In Uganda some of the foregoing concerns about exclusion, loss of resource control, corruption, opacity and lack of accountability of army officials engaged in forest conservation are already manifesting. In Adjumani, local communities have withheld support to security personnel towards curbing illegal logging of the endangered afzelia tree, which is a major source of income for them. This indicates the failure of a single tract model to conservation through militarisation. Accusations also abound of some army officers being involved in the illegal logging themselves. The common accusation has been that some officers enable the transportation and illegal sell of timber using army trucks while pretending to be on patrol to prevent the very same illegality. Other ongoing inquiries have implicated some UPDF officials in illegal logging activities in Zoka Forest. There is also the matter of partial occupation by the UPDF of Barifa forest in Arua, which has stirred up historically based grievances of state dispossession and exclusion among the local communities there.

Uganda need not wait for these problems to grow into major obstacles before it can consolidate a comprehensive forest conservation strategy where our army plays a constructive role alongside local communities. The National Forest Authority has reportedly started implementing Community Forest Management initiatives around major forest reserves through which communities are introduced to alternative sources of income outside of illegal logging. The UPDF through Operation Wealth Creation could further supplement this initiative for not just the local communities but also for its own personnel.
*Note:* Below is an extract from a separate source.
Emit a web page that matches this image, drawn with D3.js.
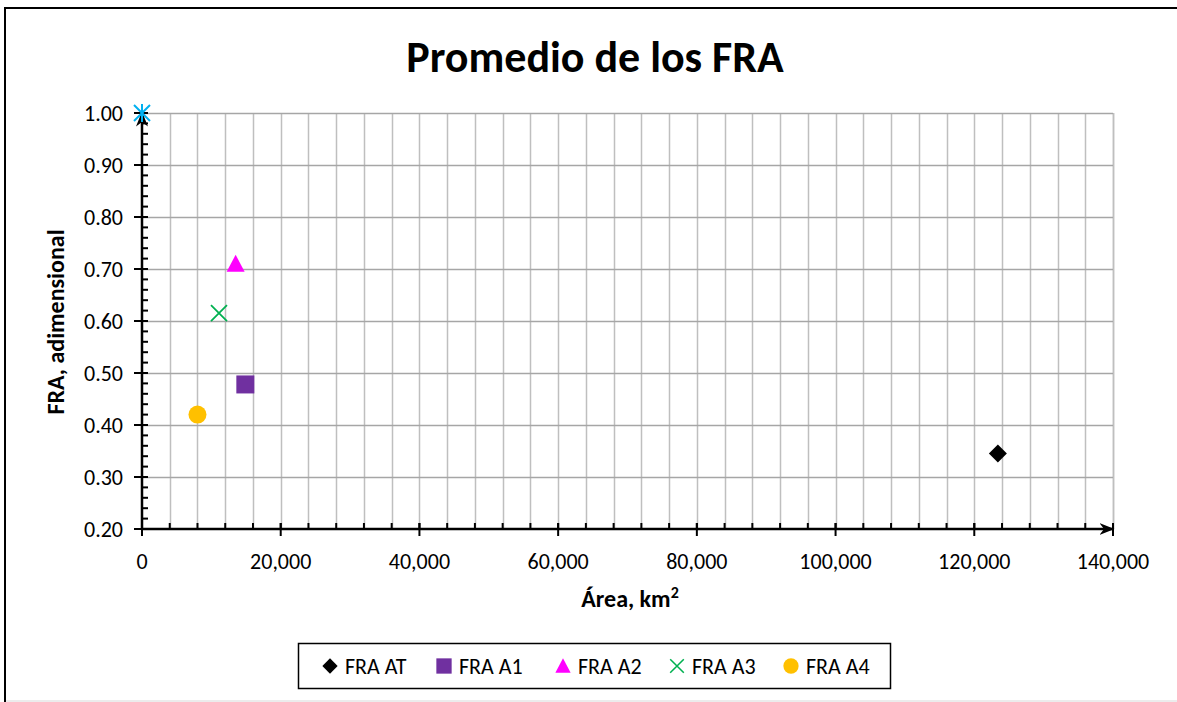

Additionally, Uganda’s National Climate Policy calls for community based and participatory approaches to managing climate change and its effects. This means that UPDF personnel deployed for conservation interventions need to be trained in conservation principles with emphasis on civil military relations, conflict resolution, human rights, and communication skills, among others. The approach also means the UPDF has to lay more emphasis on transparency and accountability for any of its officers involved in illegal logging, unlawful encroachment on forest reserves and any violation of human rights. This way the army can secure legitimacy and support from the local communities in its conservation interventions and the overall national goals on managing climate change can be fostered. The Ugandan army is relevant to interventions aimed at managing or mitigating climate change effects in line with national laws and policies. Uganda’s rapidly disappearing forest cover and the aggressiveness of forest encroachers arguably warrant military intervention in support of the civil authorities. However, as we celebrate international peace day under the theme ‘climate action for peace’ it is necessary to appreciate that in order for the army’s intervention to be part of a solution towards peaceful conservation, it will be necessary to infuse military doctrine with human rights and conservation principles.